Tout en haut de cette pyramide, il y a la monarchie. Si l’institution en elle-même n’est pas forcément remise en cause par la nouvelle génération, c’est davantage le rapport à une monarchie sacrée qui est interrogé, et dont on ne peut rien dire puisque l’on est « la poussière sous les pieds » – c’est ainsi qu’un Thaï doit faire référence à lui-même s’il s’adresse à un membre de la famille royale. Récemment, le voyage d’une des filles du roi dans les îles du Sud, qui a empêché les bateaux de pêcheurs et de touristes de croiser dans la zone pendant quelques jours, a provoqué une vague de fureur inédite sur les réseaux sociaux. Le palais a réagi quelques jours plus tard en annonçant qu’il y aurait désormais moins de barrages sur les routes lorsque passent les cortèges royaux. Jusque-là, non seulement les véhicules se trouvant sur les voies empruntées par les voitures du palais étaient immobilisés, le temps de laisser passer le cortège, mais les autoroutes étaient également bloquées. Celles-ci se situent en hauteur, il n’était donc pas convenable que de simples citoyens passent au-dessus des têtes couronnées. La coutume sera désormais abandonnée et le trafic autoroutier ininterrompu. La monarchie est perçue comme la clé de voûte qui tient l’ensemble de la société. Pour les partisans de la modernisation, s’il n’y a pas de changement significatif au sein de l’institution, la société thaïlandaise elle-même fait du sur place.
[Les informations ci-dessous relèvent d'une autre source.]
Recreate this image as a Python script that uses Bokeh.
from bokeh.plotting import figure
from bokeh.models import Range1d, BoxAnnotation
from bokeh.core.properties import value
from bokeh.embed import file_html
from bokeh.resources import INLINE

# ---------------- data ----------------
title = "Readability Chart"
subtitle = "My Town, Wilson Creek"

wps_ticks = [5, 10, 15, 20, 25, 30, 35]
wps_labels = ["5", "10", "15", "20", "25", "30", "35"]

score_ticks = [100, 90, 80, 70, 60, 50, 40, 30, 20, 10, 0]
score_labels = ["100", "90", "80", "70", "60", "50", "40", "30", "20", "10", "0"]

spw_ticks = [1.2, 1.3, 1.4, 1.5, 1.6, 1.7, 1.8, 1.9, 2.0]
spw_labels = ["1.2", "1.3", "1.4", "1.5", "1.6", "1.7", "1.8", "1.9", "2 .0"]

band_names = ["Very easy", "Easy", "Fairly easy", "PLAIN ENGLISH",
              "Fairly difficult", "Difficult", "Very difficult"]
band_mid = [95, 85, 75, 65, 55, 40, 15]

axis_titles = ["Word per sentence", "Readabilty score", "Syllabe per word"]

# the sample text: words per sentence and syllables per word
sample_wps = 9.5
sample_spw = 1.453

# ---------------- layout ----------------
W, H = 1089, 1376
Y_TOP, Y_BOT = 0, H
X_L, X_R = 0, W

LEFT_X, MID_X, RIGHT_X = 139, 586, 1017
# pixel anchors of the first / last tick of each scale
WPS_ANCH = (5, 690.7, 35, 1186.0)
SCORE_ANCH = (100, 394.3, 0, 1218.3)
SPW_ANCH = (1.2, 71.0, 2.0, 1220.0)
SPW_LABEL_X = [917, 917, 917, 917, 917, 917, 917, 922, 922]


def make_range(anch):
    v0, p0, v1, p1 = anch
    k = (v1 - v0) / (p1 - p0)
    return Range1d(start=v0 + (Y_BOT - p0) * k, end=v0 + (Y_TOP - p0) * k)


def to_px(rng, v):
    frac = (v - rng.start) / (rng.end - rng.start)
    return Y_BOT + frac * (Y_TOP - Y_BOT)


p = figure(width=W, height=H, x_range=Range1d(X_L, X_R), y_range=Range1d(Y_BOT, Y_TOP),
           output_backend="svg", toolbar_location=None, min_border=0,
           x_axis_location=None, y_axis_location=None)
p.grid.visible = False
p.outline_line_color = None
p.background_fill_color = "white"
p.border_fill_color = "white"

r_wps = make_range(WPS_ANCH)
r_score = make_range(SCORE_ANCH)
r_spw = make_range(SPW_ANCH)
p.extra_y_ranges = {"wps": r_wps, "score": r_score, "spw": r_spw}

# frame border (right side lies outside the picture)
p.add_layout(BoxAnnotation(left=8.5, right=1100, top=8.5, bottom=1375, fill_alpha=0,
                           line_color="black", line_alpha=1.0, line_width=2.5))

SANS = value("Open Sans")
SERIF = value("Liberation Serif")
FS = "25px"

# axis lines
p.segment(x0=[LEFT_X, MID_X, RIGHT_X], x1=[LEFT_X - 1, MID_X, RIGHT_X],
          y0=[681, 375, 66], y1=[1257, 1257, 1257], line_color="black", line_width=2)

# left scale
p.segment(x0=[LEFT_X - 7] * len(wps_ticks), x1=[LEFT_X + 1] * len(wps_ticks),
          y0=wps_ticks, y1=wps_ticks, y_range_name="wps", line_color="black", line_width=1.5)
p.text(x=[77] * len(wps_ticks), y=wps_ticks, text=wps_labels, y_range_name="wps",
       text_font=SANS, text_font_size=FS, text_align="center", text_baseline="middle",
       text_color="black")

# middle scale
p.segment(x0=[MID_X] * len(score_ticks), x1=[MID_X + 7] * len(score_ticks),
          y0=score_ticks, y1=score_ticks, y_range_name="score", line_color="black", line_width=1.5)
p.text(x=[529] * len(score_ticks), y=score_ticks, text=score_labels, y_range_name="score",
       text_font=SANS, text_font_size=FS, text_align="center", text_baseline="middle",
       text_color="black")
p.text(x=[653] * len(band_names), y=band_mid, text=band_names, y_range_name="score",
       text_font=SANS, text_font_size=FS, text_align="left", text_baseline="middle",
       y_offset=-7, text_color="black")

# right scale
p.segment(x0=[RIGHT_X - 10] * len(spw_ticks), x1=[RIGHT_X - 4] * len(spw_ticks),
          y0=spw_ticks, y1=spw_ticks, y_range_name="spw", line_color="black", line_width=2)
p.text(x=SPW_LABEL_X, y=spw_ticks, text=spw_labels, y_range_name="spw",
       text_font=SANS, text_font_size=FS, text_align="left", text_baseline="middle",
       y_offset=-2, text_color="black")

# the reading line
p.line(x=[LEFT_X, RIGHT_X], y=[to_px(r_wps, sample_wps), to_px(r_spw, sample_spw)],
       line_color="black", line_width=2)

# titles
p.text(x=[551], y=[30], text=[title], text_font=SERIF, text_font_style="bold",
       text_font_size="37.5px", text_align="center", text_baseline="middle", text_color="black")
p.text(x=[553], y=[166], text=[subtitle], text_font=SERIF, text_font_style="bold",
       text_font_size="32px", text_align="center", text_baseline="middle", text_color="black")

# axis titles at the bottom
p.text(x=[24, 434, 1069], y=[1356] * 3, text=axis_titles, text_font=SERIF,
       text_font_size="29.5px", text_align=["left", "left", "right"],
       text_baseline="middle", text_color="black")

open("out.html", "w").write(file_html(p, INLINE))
Mais ce qui est vanté comme une modernisation et une démocratisation pour les uns est pointé du doigt par les autres comme une occidentalisation des mœurs, comme un oubli des traditions et de l’identité thaïes, qui érigent en valeur cardinale le respect inconditionnel des aînés. Il est vrai que les dirigeants de Nouvel Avenir se distinguent du reste de la classe politique thaïlandaise par une maîtrise des langues étrangères et pour beaucoup, par une éducation à l’étranger. C’est d’ailleurs un point sur lequel les attaquent les conservateurs. Le chef des armées, l’ultra-monarchiste général Apirat Komsompong, a mis en garde ses troupes lors d’un discours fleuve, il y a quelques mois, contre « ces jeunes pétris de culture démocratique occidentale, qui propagent de fausses informations pour renverser la monarchie et livrer la Thaïlande au communisme », rapprochant la situation de la Thaïlande de celle de Hong-Kong.
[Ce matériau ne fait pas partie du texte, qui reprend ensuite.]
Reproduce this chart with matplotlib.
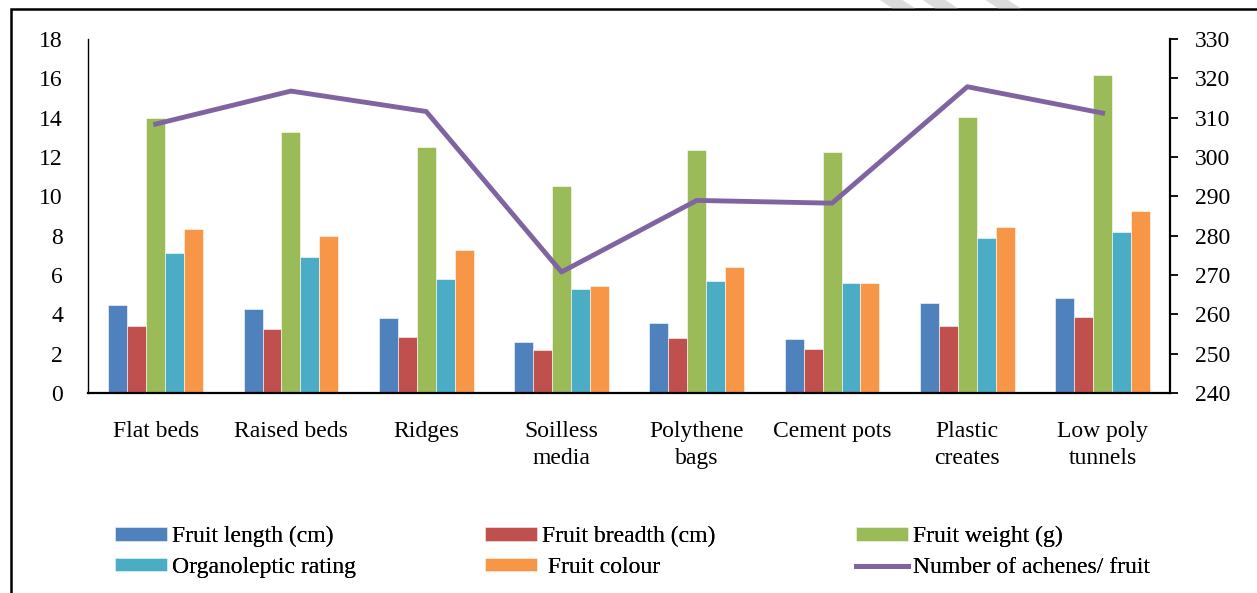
import numpy as np
import matplotlib
matplotlib.use("Agg")
import matplotlib.pyplot as plt
from matplotlib.patches import Polygon, Rectangle

plt.rcParams["font.family"] = ["Liberation Serif", "DejaVu Serif"]

# Data
categories = ["Flat beds", "Raised beds", "Ridges", "Soilless\nmedia",
              "Polythene\nbags", "Cement pots", "Plastic\ncreates", "Low poly\ntunnels"]
fruit_length = [4.47, 4.27, 3.81, 2.59, 3.56, 2.75, 4.58, 4.83]
fruit_breadth = [3.40, 3.25, 2.85, 2.19, 2.80, 2.24, 3.40, 3.86]
fruit_weight = [13.98, 13.27, 12.50, 10.52, 12.35, 12.25, 14.03, 16.20]
organoleptic = [7.12, 6.91, 5.80, 5.29, 5.69, 5.59, 7.88, 8.18]
fruit_colour = [8.34, 7.98, 7.27, 5.44, 6.40, 5.59, 8.44, 9.25]
achenes = [308.4, 316.8, 311.6, 270.8, 289.0, 288.3, 317.9, 311.2]

bar_series = [
    ("Fruit length (cm)", fruit_length, "#4f81bd"),
    ("Fruit breadth (cm)", fruit_breadth, "#c0504d"),
    ("Fruit weight (g)", fruit_weight, "#9bbb59"),
    ("Organoleptic rating", organoleptic, "#4bacc6"),
    (" Fruit colour", fruit_colour, "#f79646"),
]

fs = 17

fig = plt.figure(figsize=(12.57, 5.93), dpi=100)
ax = fig.add_axes([0.070, 0.337, 0.861, 0.597])
ax2 = ax.twinx()

x = np.arange(len(categories))
w = 0.14
handles = {}
for i, (name, vals, col) in enumerate(bar_series):
    b = ax.bar(x + (i - 2) * w, vals, w, color=col, edgecolor="white", linewidth=0.4, label=name)
    handles[name] = b

line, = ax2.plot(x, achenes, color="#8064a2", linewidth=3.5, label="Number of achenes/ fruit")
handles["Number of achenes/ fruit"] = line

ax.set_xlim(-0.5, len(categories) - 0.5)
ax.set_ylim(0, 18)
ax.set_yticks(range(0, 19, 2))
ax2.set_ylim(240, 330)
ax2.set_yticks(range(240, 331, 10))

ax.set_xticks(x)
ax.set_xticklabels(categories, fontsize=fs, linespacing=1.4)
ax.tick_params(axis="x", length=0, pad=20)
ax.tick_params(axis="y", length=0, labelsize=fs, pad=18)
ax2.tick_params(axis="y", direction="out", length=6, width=1.3, labelsize=fs, pad=12)

for a in (ax, ax2):
    a.spines["top"].set_visible(False)
ax2.spines["left"].set_visible(False)
ax2.spines["bottom"].set_visible(False)
ax.spines["right"].set_visible(False)
ax.spines["left"].set_linewidth(1.0)
ax.spines["bottom"].set_linewidth(1.6)
ax2.spines["right"].set_linewidth(1.6)

# legend: three columns placed separately, two rows each
legend_cols = [
    (0.0915, ["Fruit length (cm)", "Organoleptic rating"]),
    (0.386, ["Fruit breadth (cm)", " Fruit colour"]),
    (0.681, ["Fruit weight (g)", "Number of achenes/ fruit"]),
]
for xpos, names in legend_cols:
    leg = fig.legend([handles[n] for n in names], names, loc="center left",
                     bbox_to_anchor=(xpos, 0.069), frameon=False, fontsize=fs,
                     handlelength=2.2, handletextpad=0.2, labelspacing=0.42,
                     handleheight=0.5, borderpad=0, borderaxespad=0)
    fig.add_artist(leg)

# outer frame of the chart area
fig.add_artist(Rectangle((0.009, -0.1), 1.2, 1.085, transform=fig.transFigure,
                         fill=False, edgecolor="black", linewidth=1.8))

# faint watermark strokes above the frame
for x0 in (0.700, 0.734, 0.784):
    fig.add_artist(Polygon([(x0, 1.0), (x0 + 0.018, 1.0), (x0 + 0.028, 0.986), (x0 + 0.010, 0.986)],
                           closed=True, transform=fig.transFigure, color="#dcdcdc", lw=0))

fig.savefig("out.png", dpi=100)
Liberté d’expression et lèse-majesté

Le numéro deux du parti du Nouvel Avenir, le juriste Piyabutr Saengkanokkul, a suivi des études à la faculté de droit de Nantes. Plus tôt dans sa scolarité, il avait été lycéen à l’Assumption College, une célèbre institution fondée par des pères français au XIXième siècle, puis reprise par l’ordre des Frères de Saint Gabriel, très présent dans l’éducation des élites en Thaïlande. L’établissement a d’ailleurs formé presque tous les politiciens qui ont aboli la monarchie absolue dans les années 1930. « Si l’école n’enseigne pas le catéchisme, elle enseigne incontestablement certaines valeurs chrétiennes, qui vont dans le sens d’une société plus égalitaire » estime l’activiste bouddhiste Sulak Sivaraksa, ancien élève de l’école.

En matière économique, si le jeune millionnaire Thanathorn a dirigé d’une main ferme l’une des entreprises les plus florissantes du pays, héritée de son père, Piyabutr vient d’un milieu plus modeste et cite volontiers le parti espagnol Podemos et la France Insoumise comme des références. L’économie est sans doute le point faible du nouveau parti, par l’absence de consensus entre ses dirigeants et d’experts dans ses rangs, ce qui permet à leurs adversaires politiques de les décrire comme des « fils à papa qui ne connaissent rien des difficultés de la vie » (Apirat). En attendant de proposer un programme économique convaincant, le Nouvel Avenir, et avec lui la jeunesse urbaine, exigent des changements majeurs dans le système éducatif et en matière de liberté d’expression, avec en ligne de mire la fameuse loi sur le crime de lèse-majesté, qui vaut 15 ans de prison à quiconque critique le roi, la reine ou l’héritier de la couronne.